§ **Exercise task**
Quote exactly, and only, the lines from the one with "Write a Python" down to the one with "fig = go.Figure()", both included.

[Charts and diagrams as code]
^^^^^^^^^^^^^^^^

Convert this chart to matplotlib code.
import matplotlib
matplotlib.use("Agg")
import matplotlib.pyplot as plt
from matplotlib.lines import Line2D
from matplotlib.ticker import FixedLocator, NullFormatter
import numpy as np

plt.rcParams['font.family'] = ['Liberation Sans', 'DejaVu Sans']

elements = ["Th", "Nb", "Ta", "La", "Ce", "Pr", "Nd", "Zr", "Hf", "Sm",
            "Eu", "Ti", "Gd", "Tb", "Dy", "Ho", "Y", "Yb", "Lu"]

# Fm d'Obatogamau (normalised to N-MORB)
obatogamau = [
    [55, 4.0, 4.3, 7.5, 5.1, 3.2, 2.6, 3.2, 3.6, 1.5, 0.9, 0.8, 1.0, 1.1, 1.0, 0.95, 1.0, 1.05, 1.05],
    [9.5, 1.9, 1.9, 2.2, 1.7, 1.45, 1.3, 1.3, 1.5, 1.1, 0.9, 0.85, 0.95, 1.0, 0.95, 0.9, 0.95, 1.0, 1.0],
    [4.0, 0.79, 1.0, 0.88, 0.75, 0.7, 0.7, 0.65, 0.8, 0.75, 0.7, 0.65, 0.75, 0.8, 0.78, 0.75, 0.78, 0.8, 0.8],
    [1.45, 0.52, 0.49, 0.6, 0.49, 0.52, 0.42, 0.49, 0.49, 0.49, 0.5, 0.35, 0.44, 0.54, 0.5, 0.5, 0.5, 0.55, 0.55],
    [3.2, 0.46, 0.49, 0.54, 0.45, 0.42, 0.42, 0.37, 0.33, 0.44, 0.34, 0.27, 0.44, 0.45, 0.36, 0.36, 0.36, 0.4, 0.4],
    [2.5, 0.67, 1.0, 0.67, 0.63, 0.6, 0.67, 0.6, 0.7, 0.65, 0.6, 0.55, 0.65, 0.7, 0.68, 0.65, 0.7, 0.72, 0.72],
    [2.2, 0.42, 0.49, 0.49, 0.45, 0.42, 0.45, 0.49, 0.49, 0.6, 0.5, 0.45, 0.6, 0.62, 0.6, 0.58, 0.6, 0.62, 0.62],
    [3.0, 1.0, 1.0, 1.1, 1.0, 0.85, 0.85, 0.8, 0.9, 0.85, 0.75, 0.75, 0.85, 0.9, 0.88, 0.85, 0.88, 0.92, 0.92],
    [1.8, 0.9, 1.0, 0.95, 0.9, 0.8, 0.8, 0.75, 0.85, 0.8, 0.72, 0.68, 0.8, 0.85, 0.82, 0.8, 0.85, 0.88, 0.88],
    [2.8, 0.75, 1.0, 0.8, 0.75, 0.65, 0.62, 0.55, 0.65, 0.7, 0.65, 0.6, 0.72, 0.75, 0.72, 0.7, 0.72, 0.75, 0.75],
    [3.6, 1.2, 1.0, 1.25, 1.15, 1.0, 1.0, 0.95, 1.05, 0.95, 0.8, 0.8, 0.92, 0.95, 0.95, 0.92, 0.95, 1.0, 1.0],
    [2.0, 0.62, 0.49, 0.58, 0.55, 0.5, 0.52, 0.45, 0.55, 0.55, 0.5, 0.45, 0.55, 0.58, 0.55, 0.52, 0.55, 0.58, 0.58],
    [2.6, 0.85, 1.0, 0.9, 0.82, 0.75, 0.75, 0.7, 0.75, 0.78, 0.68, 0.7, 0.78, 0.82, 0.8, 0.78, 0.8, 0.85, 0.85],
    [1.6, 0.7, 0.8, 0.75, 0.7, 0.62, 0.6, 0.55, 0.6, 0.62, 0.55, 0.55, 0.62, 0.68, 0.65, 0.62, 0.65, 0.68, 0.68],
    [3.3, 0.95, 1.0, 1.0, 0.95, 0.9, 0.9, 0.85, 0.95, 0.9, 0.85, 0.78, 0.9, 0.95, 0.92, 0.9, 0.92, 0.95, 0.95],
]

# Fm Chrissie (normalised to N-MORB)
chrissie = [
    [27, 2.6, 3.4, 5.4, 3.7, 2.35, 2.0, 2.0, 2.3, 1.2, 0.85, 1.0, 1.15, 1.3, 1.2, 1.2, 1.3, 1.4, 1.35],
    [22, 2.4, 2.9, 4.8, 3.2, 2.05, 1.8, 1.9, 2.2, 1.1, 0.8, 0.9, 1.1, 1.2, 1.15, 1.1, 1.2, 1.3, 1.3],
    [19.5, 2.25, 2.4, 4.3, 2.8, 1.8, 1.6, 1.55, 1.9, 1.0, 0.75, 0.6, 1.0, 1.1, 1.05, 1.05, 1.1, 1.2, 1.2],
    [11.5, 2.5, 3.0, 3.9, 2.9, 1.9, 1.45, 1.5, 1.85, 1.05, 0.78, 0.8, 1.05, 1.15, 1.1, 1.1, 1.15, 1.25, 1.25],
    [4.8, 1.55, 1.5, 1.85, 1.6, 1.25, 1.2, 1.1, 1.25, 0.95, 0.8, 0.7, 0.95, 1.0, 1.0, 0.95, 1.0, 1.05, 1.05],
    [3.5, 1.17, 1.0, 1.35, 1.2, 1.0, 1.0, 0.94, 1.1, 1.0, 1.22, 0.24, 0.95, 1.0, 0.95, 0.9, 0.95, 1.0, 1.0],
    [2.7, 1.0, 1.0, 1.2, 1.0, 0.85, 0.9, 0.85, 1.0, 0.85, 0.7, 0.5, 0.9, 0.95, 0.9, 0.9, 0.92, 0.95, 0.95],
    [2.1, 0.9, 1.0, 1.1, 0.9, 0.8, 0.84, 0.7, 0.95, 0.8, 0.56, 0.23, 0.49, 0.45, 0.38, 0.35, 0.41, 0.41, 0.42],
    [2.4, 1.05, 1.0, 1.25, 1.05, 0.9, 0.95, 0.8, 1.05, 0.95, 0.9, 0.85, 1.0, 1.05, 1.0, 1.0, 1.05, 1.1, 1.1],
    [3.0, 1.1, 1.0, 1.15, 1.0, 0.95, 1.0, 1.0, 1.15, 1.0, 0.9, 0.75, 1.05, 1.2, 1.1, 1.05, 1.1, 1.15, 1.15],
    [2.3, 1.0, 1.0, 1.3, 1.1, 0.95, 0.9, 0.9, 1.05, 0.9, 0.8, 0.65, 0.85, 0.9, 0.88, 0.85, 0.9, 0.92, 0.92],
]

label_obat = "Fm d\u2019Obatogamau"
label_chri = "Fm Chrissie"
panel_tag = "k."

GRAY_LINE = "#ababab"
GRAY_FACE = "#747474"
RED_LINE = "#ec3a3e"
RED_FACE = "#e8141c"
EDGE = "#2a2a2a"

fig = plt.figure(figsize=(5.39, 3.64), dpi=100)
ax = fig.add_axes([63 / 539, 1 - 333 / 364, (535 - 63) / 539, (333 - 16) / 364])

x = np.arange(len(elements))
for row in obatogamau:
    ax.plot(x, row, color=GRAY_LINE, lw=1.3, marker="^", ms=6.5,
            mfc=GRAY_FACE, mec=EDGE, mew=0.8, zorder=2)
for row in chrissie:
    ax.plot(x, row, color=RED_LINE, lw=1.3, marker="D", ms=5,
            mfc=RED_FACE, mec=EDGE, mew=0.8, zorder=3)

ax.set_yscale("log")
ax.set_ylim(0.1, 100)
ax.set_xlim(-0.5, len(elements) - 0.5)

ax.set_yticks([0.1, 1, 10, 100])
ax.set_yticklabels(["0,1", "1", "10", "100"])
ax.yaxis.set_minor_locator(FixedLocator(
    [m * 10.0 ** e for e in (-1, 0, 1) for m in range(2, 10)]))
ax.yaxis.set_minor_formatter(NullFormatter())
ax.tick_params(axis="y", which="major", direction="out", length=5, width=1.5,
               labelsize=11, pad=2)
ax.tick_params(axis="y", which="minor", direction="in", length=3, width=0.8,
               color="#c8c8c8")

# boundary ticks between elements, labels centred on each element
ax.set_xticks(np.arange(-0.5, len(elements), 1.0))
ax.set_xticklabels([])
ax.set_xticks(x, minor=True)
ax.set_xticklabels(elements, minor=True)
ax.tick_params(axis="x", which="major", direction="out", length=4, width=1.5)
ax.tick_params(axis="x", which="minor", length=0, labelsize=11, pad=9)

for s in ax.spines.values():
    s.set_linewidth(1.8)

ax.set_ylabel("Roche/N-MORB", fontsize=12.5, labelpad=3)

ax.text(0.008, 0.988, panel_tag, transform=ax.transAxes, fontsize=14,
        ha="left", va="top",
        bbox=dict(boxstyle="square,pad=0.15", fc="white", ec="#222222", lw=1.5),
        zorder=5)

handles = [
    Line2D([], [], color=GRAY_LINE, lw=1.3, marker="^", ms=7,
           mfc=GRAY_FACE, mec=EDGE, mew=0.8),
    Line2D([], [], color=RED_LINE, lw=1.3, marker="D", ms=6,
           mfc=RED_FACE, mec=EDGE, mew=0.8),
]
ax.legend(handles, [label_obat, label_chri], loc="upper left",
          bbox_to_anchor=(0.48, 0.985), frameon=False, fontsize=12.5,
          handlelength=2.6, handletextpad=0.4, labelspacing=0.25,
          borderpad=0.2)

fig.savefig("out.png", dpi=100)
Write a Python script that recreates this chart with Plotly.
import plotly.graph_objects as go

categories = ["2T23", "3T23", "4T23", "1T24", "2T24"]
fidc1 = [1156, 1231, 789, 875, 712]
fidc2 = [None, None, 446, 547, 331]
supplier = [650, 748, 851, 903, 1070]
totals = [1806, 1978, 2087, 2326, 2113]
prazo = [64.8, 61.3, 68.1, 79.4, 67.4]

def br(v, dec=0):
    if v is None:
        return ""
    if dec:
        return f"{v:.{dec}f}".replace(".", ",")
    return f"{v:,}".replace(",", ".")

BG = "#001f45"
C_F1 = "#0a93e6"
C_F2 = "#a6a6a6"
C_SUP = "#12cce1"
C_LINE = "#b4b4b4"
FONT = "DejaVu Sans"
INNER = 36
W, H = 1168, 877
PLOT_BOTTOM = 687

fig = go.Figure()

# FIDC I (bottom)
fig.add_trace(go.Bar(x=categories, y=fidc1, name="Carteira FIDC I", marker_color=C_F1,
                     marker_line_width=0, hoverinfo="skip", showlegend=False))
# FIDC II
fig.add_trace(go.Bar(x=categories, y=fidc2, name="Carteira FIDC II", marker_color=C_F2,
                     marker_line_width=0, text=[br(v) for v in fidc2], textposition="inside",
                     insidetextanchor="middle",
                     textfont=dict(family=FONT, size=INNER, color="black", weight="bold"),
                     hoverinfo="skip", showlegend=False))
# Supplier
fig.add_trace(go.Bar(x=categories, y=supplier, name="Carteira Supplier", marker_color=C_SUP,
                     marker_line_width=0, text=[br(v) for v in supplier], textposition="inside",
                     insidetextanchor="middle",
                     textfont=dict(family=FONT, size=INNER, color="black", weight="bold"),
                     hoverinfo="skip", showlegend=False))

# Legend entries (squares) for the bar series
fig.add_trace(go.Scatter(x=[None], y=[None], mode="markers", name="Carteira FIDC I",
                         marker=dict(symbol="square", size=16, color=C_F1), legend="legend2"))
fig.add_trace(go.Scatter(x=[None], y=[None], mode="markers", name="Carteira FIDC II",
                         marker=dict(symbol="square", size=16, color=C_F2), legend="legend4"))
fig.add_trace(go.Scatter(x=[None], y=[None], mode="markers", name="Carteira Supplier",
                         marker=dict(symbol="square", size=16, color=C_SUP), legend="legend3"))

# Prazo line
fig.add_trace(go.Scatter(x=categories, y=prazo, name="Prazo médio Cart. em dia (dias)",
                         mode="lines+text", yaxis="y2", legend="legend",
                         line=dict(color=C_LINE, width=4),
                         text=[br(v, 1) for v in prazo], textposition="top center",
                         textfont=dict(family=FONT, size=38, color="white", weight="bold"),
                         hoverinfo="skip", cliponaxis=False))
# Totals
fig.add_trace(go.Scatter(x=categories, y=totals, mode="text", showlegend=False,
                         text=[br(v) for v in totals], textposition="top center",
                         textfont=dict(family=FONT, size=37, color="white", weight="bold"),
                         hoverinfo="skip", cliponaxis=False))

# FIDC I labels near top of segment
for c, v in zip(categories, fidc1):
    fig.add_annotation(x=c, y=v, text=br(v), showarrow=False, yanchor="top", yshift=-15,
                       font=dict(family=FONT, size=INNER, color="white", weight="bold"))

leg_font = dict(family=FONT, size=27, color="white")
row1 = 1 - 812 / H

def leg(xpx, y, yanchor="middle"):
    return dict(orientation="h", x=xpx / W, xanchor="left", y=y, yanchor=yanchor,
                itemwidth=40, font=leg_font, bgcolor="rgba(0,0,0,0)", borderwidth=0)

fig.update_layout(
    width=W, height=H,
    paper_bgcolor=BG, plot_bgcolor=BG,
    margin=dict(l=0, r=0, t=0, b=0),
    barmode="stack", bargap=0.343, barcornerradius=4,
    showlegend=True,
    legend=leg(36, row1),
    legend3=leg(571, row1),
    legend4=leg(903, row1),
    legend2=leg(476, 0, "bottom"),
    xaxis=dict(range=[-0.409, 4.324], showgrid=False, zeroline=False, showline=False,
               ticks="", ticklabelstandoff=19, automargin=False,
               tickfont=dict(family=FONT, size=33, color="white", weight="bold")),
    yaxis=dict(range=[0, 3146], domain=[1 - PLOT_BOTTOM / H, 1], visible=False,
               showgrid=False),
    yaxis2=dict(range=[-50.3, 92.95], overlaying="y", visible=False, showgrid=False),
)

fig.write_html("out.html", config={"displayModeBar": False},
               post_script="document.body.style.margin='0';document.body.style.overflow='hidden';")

^^^^^^^^^^^^^^^^

§ **Worked answer**
Write a Python script that recreates this chart with Plotly.
import plotly.graph_objects as go

categories = ["2T23", "3T23", "4T23", "1T24", "2T24"]
fidc1 = [1156, 1231, 789, 875, 712]
fidc2 = [None, None, 446, 547, 331]
supplier = [650, 748, 851, 903, 1070]
totals = [1806, 1978, 2087, 2326, 2113]
prazo = [64.8, 61.3, 68.1, 79.4, 67.4]

def br(v, dec=0):
    if v is None:
        return ""
    if dec:
        return f"{v:.{dec}f}".replace(".", ",")
    return f"{v:,}".replace(",", ".")

BG = "#001f45"
C_F1 = "#0a93e6"
C_F2 = "#a6a6a6"
C_SUP = "#12cce1"
C_LINE = "#b4b4b4"
FONT = "DejaVu Sans"
INNER = 36
W, H = 1168, 877
PLOT_BOTTOM = 687

fig = go.Figure()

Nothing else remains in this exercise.